§ **Aim of the exercise**
Give the listing again character for character, but drop the images.

§ **Source material**
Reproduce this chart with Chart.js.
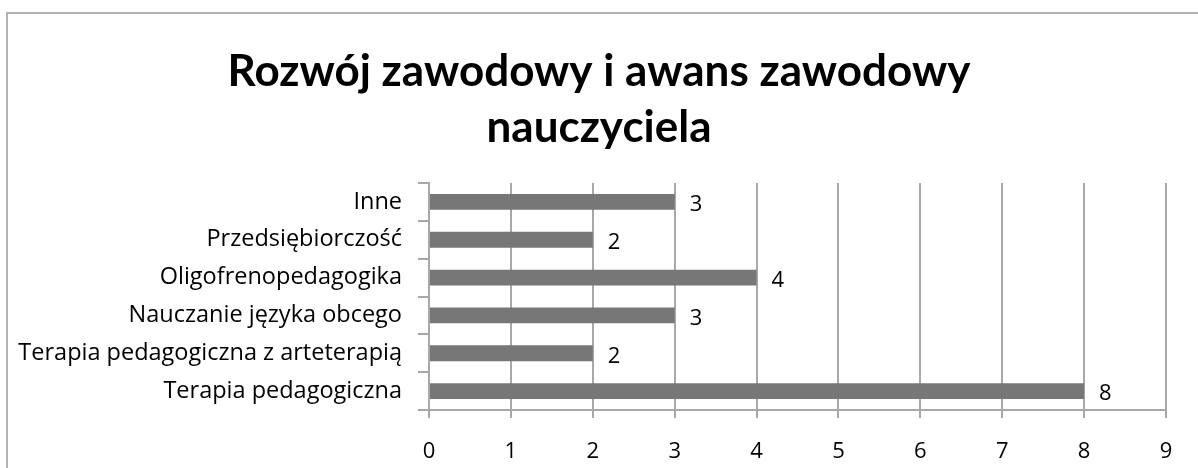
<!DOCTYPE html>
<html>
<head>
<meta charset="utf-8">
<script src="https://cdn.jsdelivr.net/npm/chart.js@4"></script>
<style>
    html, body { margin: 0; padding: 0; background: #fff; overflow: hidden; }
    #frame {
        position: absolute; left: 6px; top: 12px;
        width: 1400px; height: 700px;
        border: 2px solid #b3b3b3;
    }
    #wrap { position: absolute; left: 0; top: 0; width: 1198px; height: 468px; }
</style>
</head>
<body>
<div id="frame"></div>
<div id="wrap"><canvas id="chart" width="1198" height="468"></canvas></div>
<script>
const categories = [
    "Inne",
    "Przedsiębiorczość",
    "Oligofrenopedagogika",
    "Nauczanie języka obcego",
    "Terapia pedagogiczna z arteterapią",
    "Terapia pedagogiczna"
];
const counts = [3, 2, 4, 3, 2, 8];
const title_lines = ["Rozwój zawodowy i awans zawodowy", "nauczyciela"];
const x_max = 9;

const TITLE_FONT = "Lato, 'Open Sans', sans-serif";
const FONT = "'Open Sans', Lato, sans-serif";
const GRID = "#a8a8a8";

// value written just past the end of each bar
const valueLabels = {
    id: "valueLabels",
    afterDatasetsDraw(chart) {
        let ctx = chart.ctx;
        let meta = chart.getDatasetMeta(0);
        ctx.save();
        ctx.font = "22px " + FONT;
        ctx.fillStyle = "#000";
        ctx.textAlign = "left";
        ctx.textBaseline = "middle";
        meta.data.forEach((bar, i) => {
            ctx.fillText(String(counts[i]), bar.x + 15, bar.y + 3);
        });
        ctx.restore();
    }
};

// title centred on the whole canvas, not on the padded layout box
const pageTitle = {
    id: "pageTitle",
    afterDraw(chart) {
        let ctx = chart.ctx;
        ctx.save();
        ctx.font = "bold 44px " + TITLE_FONT;
        ctx.fillStyle = "#000";
        ctx.textAlign = "center";
        ctx.textBaseline = "middle";
        title_lines.forEach((line, i) => {
            ctx.fillText(line, chart.width / 2, 72 + i * 56);
        });
        ctx.restore();
    }
};

new Chart(document.getElementById("chart").getContext("2d"), {
    type: "bar",
    data: {
        labels: categories,
        datasets: [{
            data: counts,
            backgroundColor: "#777777",
            borderWidth: 0,
            barPercentage: 0.42,
            categoryPercentage: 1.0
        }]
    },
    options: {
        indexAxis: "y",
        responsive: false,
        animation: false,
        layout: { padding: { left: 0, right: 32, top: 183, bottom: 0 } },
        plugins: {
            legend: { display: false },
            tooltip: { enabled: false },
            title: { display: false }
        },
        scales: {
            x: {
                min: 0,
                max: x_max,
                ticks: {
                    stepSize: 1,
                    color: "#000",
                    font: { family: FONT, size: 22 },
                    padding: 21
                },
                grid: {
                    color: GRID,
                    lineWidth: 2,
                    tickLength: 8,
                    tickColor: GRID
                },
                border: { display: true, color: GRID, width: 2 },
                afterFit: scale => { scale.height = 58; }
            },
            y: {
                ticks: {
                    color: "#000",
                    font: { family: FONT, size: 23.5 },
                    padding: 16
                },
                grid: {
                    drawOnChartArea: false,
                    offset: true,
                    tickLength: 11,
                    color: GRID,
                    lineWidth: 2
                },
                border: { display: true, color: GRID, width: 2 },
                afterFit: scale => { scale.width = 429; }
            }
        }
    },
    plugins: [valueLabels, pageTitle]
});
</script>
</body>
</html>
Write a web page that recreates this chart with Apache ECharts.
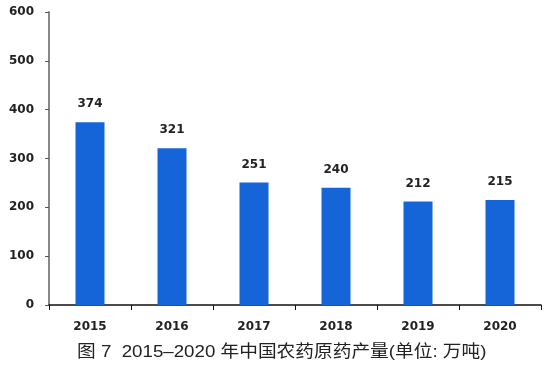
<!DOCTYPE html>
<html><head><meta charset="utf-8">
<script src="https://cdn.jsdelivr.net/npm/echarts@6/dist/echarts.min.js"></script>
<style>html,body{margin:0;padding:0;background:#fff}#c{width:547px;height:374px}</style>
</head><body><div id="c"></div>
<script>
const categories = ['2015','2016','2017','2018','2019','2020'];
const values = [374, 321, 251, 240, 212, 215];
const yTicks = [0, 100, 200, 300, 400, 500, 600];
const caption = '图 7  2015–2020 年中国农药原药产量(单位: 万吨)';

const chart = echarts.init(document.getElementById('c'));
chart.setOption({
  animation: false,
  grid: {left: 49, right: 6, top: 12, bottom: 69},
  graphic: [{
    type: 'text', left: 77, top: 344, scaleX: 1.1, originX: 0,
    style: {text: caption, fontSize: 17, fill: '#222', fontFamily: 'Liberation Sans, Noto Sans CJK SC'}
  }],
  xAxis: {
    type: 'category', data: categories,
    axisLine: {lineStyle: {color: '#111', width: 1.5}},
    axisTick: {show: true, alignWithLabel: false, length: 5, lineStyle: {color: '#111'}},
    axisLabel: {color: '#222', fontWeight: 'bold', fontSize: 12, margin: 16, fontFamily: 'DejaVu Sans'}
  },
  yAxis: {
    type: 'value', min: yTicks[0], max: yTicks[yTicks.length-1], interval: 100,
    axisLine: {show: true, lineStyle: {color: '#888', width: 2}},
    axisTick: {show: true, length: 4, lineStyle: {color: '#555'}},
    splitLine: {show: false},
    axisLabel: {color: '#222', fontWeight: 'bold', fontSize: 12, margin: 15, fontFamily: 'DejaVu Sans'}
  },
  series: [{
    type: 'bar', data: values, barWidth: 29,
    itemStyle: {color: '#1565d8'},
    label: {show: true, position: 'top', distance: 12, color: '#222', fontWeight: 'bold', fontSize: 12, fontFamily: 'DejaVu Sans'}
  }]
});
</script></body></html>
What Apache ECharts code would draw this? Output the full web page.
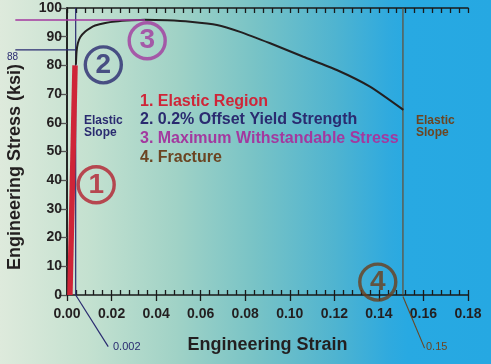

§ **The output**
Reproduce this chart with Chart.js.
<!DOCTYPE html>
<html>
<head>
<meta charset="utf-8">
<script src="https://cdn.jsdelivr.net/npm/chart.js@4"></script>
<style>
    html, body { margin: 0; padding: 0; background: #fff; overflow: hidden; }
    #frame {
        position: absolute; left: 6px; top: 12px;
        width: 1400px; height: 700px;
        border: 2px solid #b3b3b3;
    }
    #wrap { position: absolute; left: 0; top: 0; width: 1198px; height: 468px; }
</style>
</head>
<body>
<div id="frame"></div>
<div id="wrap"><canvas id="chart" width="1198" height="468"></canvas></div>
<script>
const categories = [
    "Inne",
    "Przedsiębiorczość",
    "Oligofrenopedagogika",
    "Nauczanie języka obcego",
    "Terapia pedagogiczna z arteterapią",
    "Terapia pedagogiczna"
];
const counts = [3, 2, 4, 3, 2, 8];
const title_lines = ["Rozwój zawodowy i awans zawodowy", "nauczyciela"];
const x_max = 9;

const TITLE_FONT = "Lato, 'Open Sans', sans-serif";
const FONT = "'Open Sans', Lato, sans-serif";
const GRID = "#a8a8a8";

// value written just past the end of each bar
const valueLabels = {
    id: "valueLabels",
    afterDatasetsDraw(chart) {
        let ctx = chart.ctx;
        let meta = chart.getDatasetMeta(0);
        ctx.save();
        ctx.font = "22px " + FONT;
        ctx.fillStyle = "#000";
        ctx.textAlign = "left";
        ctx.textBaseline = "middle";
        meta.data.forEach((bar, i) => {
            ctx.fillText(String(counts[i]), bar.x + 15, bar.y + 3);
        });
        ctx.restore();
    }
};

// title centred on the whole canvas, not on the padded layout box
const pageTitle = {
    id: "pageTitle",
    afterDraw(chart) {
        let ctx = chart.ctx;
        ctx.save();
        ctx.font = "bold 44px " + TITLE_FONT;
        ctx.fillStyle = "#000";
        ctx.textAlign = "center";
        ctx.textBaseline = "middle";
        title_lines.forEach((line, i) => {
            ctx.fillText(line, chart.width / 2, 72 + i * 56);
        });
        ctx.restore();
    }
};

new Chart(document.getElementById("chart").getContext("2d"), {
    type: "bar",
    data: {
        labels: categories,
        datasets: [{
            data: counts,
            backgroundColor: "#777777",
            borderWidth: 0,
            barPercentage: 0.42,
            categoryPercentage: 1.0
        }]
    },
    options: {
        indexAxis: "y",
        responsive: false,
        animation: false,
        layout: { padding: { left: 0, right: 32, top: 183, bottom: 0 } },
        plugins: {
            legend: { display: false },
            tooltip: { enabled: false },
            title: { display: false }
        },
        scales: {
            x: {
                min: 0,
                max: x_max,
                ticks: {
                    stepSize: 1,
                    color: "#000",
                    font: { family: FONT, size: 22 },
                    padding: 21
                },
                grid: {
                    color: GRID,
                    lineWidth: 2,
                    tickLength: 8,
                    tickColor: GRID
                },
                border: { display: true, color: GRID, width: 2 },
                afterFit: scale => { scale.height = 58; }
            },
            y: {
                ticks: {
                    color: "#000",
                    font: { family: FONT, size: 23.5 },
                    padding: 16
                },
                grid: {
                    drawOnChartArea: false,
                    offset: true,
                    tickLength: 11,
                    color: GRID,
                    lineWidth: 2
                },
                border: { display: true, color: GRID, width: 2 },
                afterFit: scale => { scale.width = 429; }
            }
        }
    },
    plugins: [valueLabels, pageTitle]
});
</script>
</body>
</html>
Write a web page that recreates this chart with Apache ECharts.
<!DOCTYPE html>
<html><head><meta charset="utf-8">
<script src="https://cdn.jsdelivr.net/npm/echarts@6/dist/echarts.min.js"></script>
<style>html,body{margin:0;padding:0;background:#fff}#c{width:547px;height:374px}</style>
</head><body><div id="c"></div>
<script>
const categories = ['2015','2016','2017','2018','2019','2020'];
const values = [374, 321, 251, 240, 212, 215];
const yTicks = [0, 100, 200, 300, 400, 500, 600];
const caption = '图 7  2015–2020 年中国农药原药产量(单位: 万吨)';

const chart = echarts.init(document.getElementById('c'));
chart.setOption({
  animation: false,
  grid: {left: 49, right: 6, top: 12, bottom: 69},
  graphic: [{
    type: 'text', left: 77, top: 344, scaleX: 1.1, originX: 0,
    style: {text: caption, fontSize: 17, fill: '#222', fontFamily: 'Liberation Sans, Noto Sans CJK SC'}
  }],
  xAxis: {
    type: 'category', data: categories,
    axisLine: {lineStyle: {color: '#111', width: 1.5}},
    axisTick: {show: true, alignWithLabel: false, length: 5, lineStyle: {color: '#111'}},
    axisLabel: {color: '#222', fontWeight: 'bold', fontSize: 12, margin: 16, fontFamily: 'DejaVu Sans'}
  },
  yAxis: {
    type: 'value', min: yTicks[0], max: yTicks[yTicks.length-1], interval: 100,
    axisLine: {show: true, lineStyle: {color: '#888', width: 2}},
    axisTick: {show: true, length: 4, lineStyle: {color: '#555'}},
    splitLine: {show: false},
    axisLabel: {color: '#222', fontWeight: 'bold', fontSize: 12, margin: 15, fontFamily: 'DejaVu Sans'}
  },
  series: [{
    type: 'bar', data: values, barWidth: 29,
    itemStyle: {color: '#1565d8'},
    label: {show: true, position: 'top', distance: 12, color: '#222', fontWeight: 'bold', fontSize: 12, fontFamily: 'DejaVu Sans'}
  }]
});
</script></body></html>
What Apache ECharts code would draw this? Output the full web page.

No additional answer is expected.